A 3D printer able to print full colour plastic models with a range of mechanical properties has been unveiled by US firm Stratasys.
Dubbed the Objet500 Connex3, the machine is claimed to be the first of its kind able to print 3D models with a full range of colours.
Earlier systems have typically used two printing jets and been able to blend two base materials. This enables them to produce components that feature varying levels of rigidity and flexibility.
However, the new system introduces a third jet, which enables the machine to blend three materials and therefore makes it possible to produce full colour components with a range of mechanical properties. ‘There’s nobody else in the world that can do that,’ claimed Bruce Bradshaw, director of marketing at Stratasys.
Professor Richard Hague, who heads up the EPSRC Centre for Additive Manufacturing, and is one of the UK’s leading 3D printing experts, agreed that the ability to print in full-colour represents a big step forward.
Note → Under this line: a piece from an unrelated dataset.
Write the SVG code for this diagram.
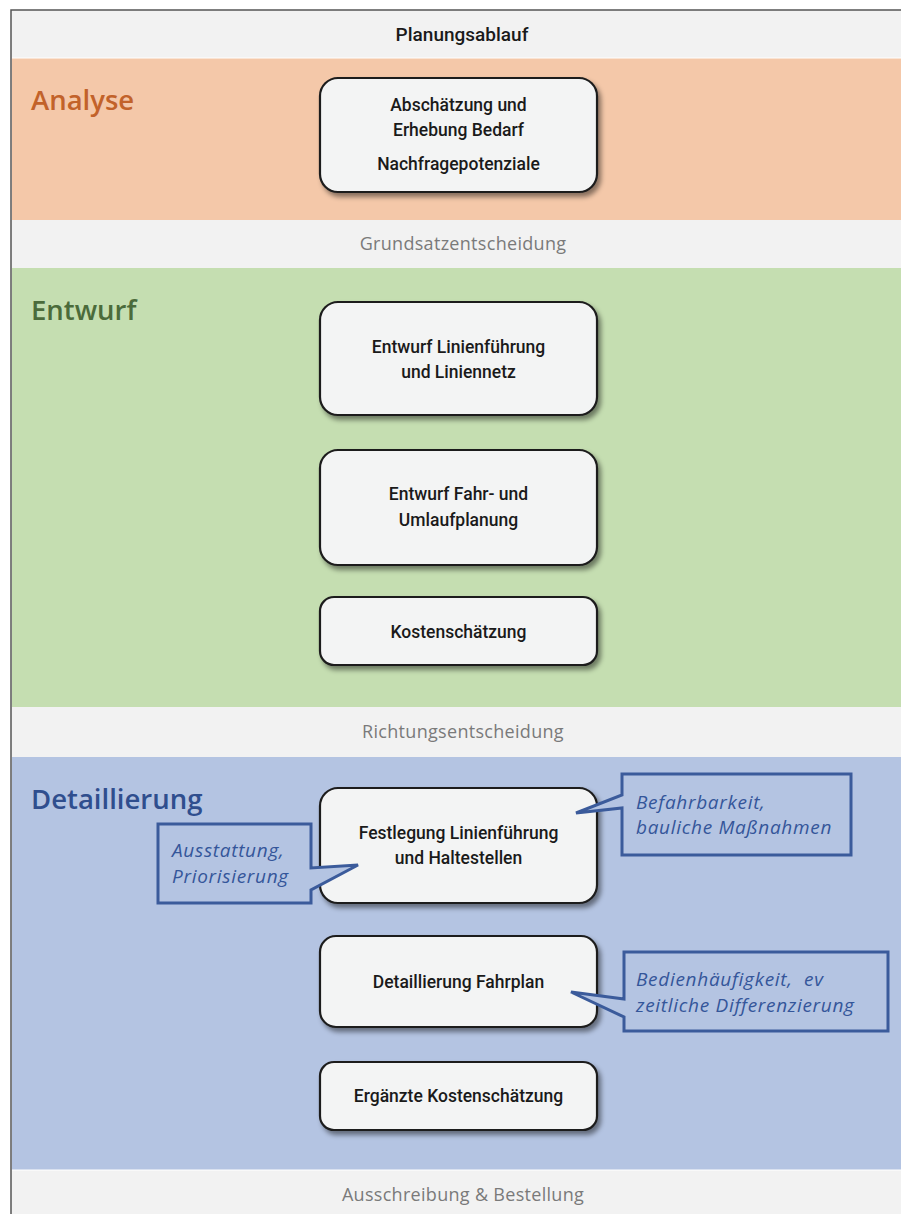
<svg xmlns="http://www.w3.org/2000/svg" width="901" height="1214" viewBox="0 0 901 1214">
<defs>
<filter id="sh" x="-10%" y="-10%" width="125%" height="130%">
<feDropShadow dx="3" dy="4" stdDeviation="2.5" flood-color="#000" flood-opacity="0.45"/>
</filter>
<style>
.box{fill:#f3f4f4;stroke:#1e1e1e;stroke-width:2.2;filter:url(#sh)}
.bt{font-family:Roboto,"Liberation Sans",Arial,sans-serif;font-size:17.5px;font-weight:500;fill:#1a1a1a;text-anchor:middle}
.band{font-family:"Open Sans","DejaVu Sans",sans-serif;font-size:18px;fill:#7a7a7a;text-anchor:middle;letter-spacing:0.3px}
.hd{font-family:"Open Sans","DejaVu Sans",sans-serif;font-size:27.5px;font-weight:600}
.co{fill:#b4c4e2;stroke:#3b5b9b;stroke-width:3;stroke-linejoin:miter}
.ct{font-family:"Open Sans","DejaVu Sans",sans-serif;font-size:19px;font-style:italic;font-weight:500;fill:#34569a;letter-spacing:0.7px}
</style>
</defs>
<g id="background">
<rect x="11" y="10" width="895" height="1210" fill="#f2f2f2" stroke="#555" stroke-width="1.5"/>
<rect x="12" y="58" width="889" height="162" fill="#f4c8a9"/>
<rect x="12" y="268" width="889" height="439" fill="#c5deb1"/>
<rect x="12" y="757" width="889" height="413" fill="#b4c4e2"/>
<line x1="12" y1="58" x2="901" y2="58" stroke="#fff" stroke-width="1"/>
<line x1="12" y1="1170" x2="901" y2="1170" stroke="#fff" stroke-width="1"/>
</g>
<g id="labels">
<text x="462" y="41" class="bt" style="font-size:19px">Planungsablauf</text>
<text x="463" y="250" class="band">Grundsatzentscheidung</text>
<text x="463" y="738" class="band">Richtungsentscheidung</text>
<text x="463" y="1201" class="band">Ausschreibung &amp; Bestellung</text>
<text x="31" y="110" class="hd" fill="#c2622a">Analyse</text>
<text x="31" y="320" class="hd" fill="#4b6b3b">Entwurf</text>
<text x="31" y="809" class="hd" fill="#2f4e8e">Detaillierung</text>
</g>
<g id="n-analyse">
<rect class="box" x="320" y="78" width="277" height="114" rx="18"/>
<text class="bt" x="458.5" y="111">Abschätzung und</text>
<text class="bt" x="458.5" y="136">Erhebung Bedarf</text>
<text class="bt" x="458.5" y="170">Nachfragepotenziale</text>
</g>
<g id="n-linien">
<rect class="box" x="320" y="302" width="277" height="113" rx="18"/>
<text class="bt" x="458.5" y="353">Entwurf Linienführung</text>
<text class="bt" x="458.5" y="378">und Liniennetz</text>
</g>
<g id="n-fahr">
<rect class="box" x="320" y="450" width="277" height="115" rx="18"/>
<text class="bt" x="458.5" y="500">Entwurf Fahr- und</text>
<text class="bt" x="458.5" y="526">Umlaufplanung</text>
</g>
<g id="n-kosten">
<rect class="box" x="320" y="597" width="277" height="68" rx="14"/>
<text class="bt" x="458.5" y="638">Kostenschätzung</text>
</g>
<g id="n-festlegung">
<rect class="box" x="320" y="788" width="277" height="115" rx="18"/>
<text class="bt" x="458.5" y="839">Festlegung Linienführung</text>
<text class="bt" x="458.5" y="864">und Haltestellen</text>
</g>
<g id="n-detail">
<rect class="box" x="320" y="936" width="277" height="91" rx="16"/>
<text class="bt" x="458.5" y="988">Detaillierung Fahrplan</text>
</g>
<g id="n-ergaenzt">
<rect class="box" x="320" y="1062" width="277" height="68" rx="14"/>
<text class="bt" x="458.5" y="1102">Ergänzte Kostenschätzung</text>
</g>
<g id="callouts">
<g id="c-befahr">
<path class="co" d="M622,774 H851 V855 H622 V808 L576,813 L622,795 Z"/>
<text class="ct" x="636" y="809">Befahrbarkeit,</text>
<text class="ct" x="636" y="834">bauliche Maßnahmen</text>
</g>
<g id="c-ausstatt">
<path class="co" d="M158,824 H311 V868 L358,865 L311,890 V903 H158 Z"/>
<text class="ct" x="172" y="857">Ausstattung,</text>
<text class="ct" x="172" y="883">Priorisierung</text>
</g>
<g id="c-bedien">
<path class="co" d="M624,952 H888 V1031 H624 V1017 L571,992 L624,999 Z"/>
<text class="ct" x="636" y="986" xml:space="preserve">Bedienhäufigkeit,  ev</text>
<text class="ct" x="636" y="1012">zeitliche Differenzierung</text>
</g>
</g>
</svg>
However, he questioned whether it is – as some have claimed – a true multi material printer when it uses three broadly similar engineering plastics. Hague – and others in the academic community – are investigating the development of multi-material systems able to desposit a range of radiacally different materials in order to print fully functional components.
The core technology behind the new system has been under development for a number of years by Israeli firm Objet, which merged with Stratasys in December 2012. In May of that year, at the Pompidou centre in Paris, the US artist Neri Oxman unveiled a series of sculptures produced on a prototype version of the machine.
Bradshaw said that the system is mainly designed to be used as a prototyping tool, and he expects it to be particularly popular with the consumer goods, automotive and architectural markets for whom, he said, “product realism” is absolutely critical early in the design stage.
The system costs $330,000 (compared to around $250,000 for earlier systems) and Bradshaw claimed that – in common with other 3D printing systems – its impact on the design cycle will see it pay for itself in under two years.
Stratasys already has a number of customers for the system including Trek Bicycles and leading special effects firm Legacy Effects.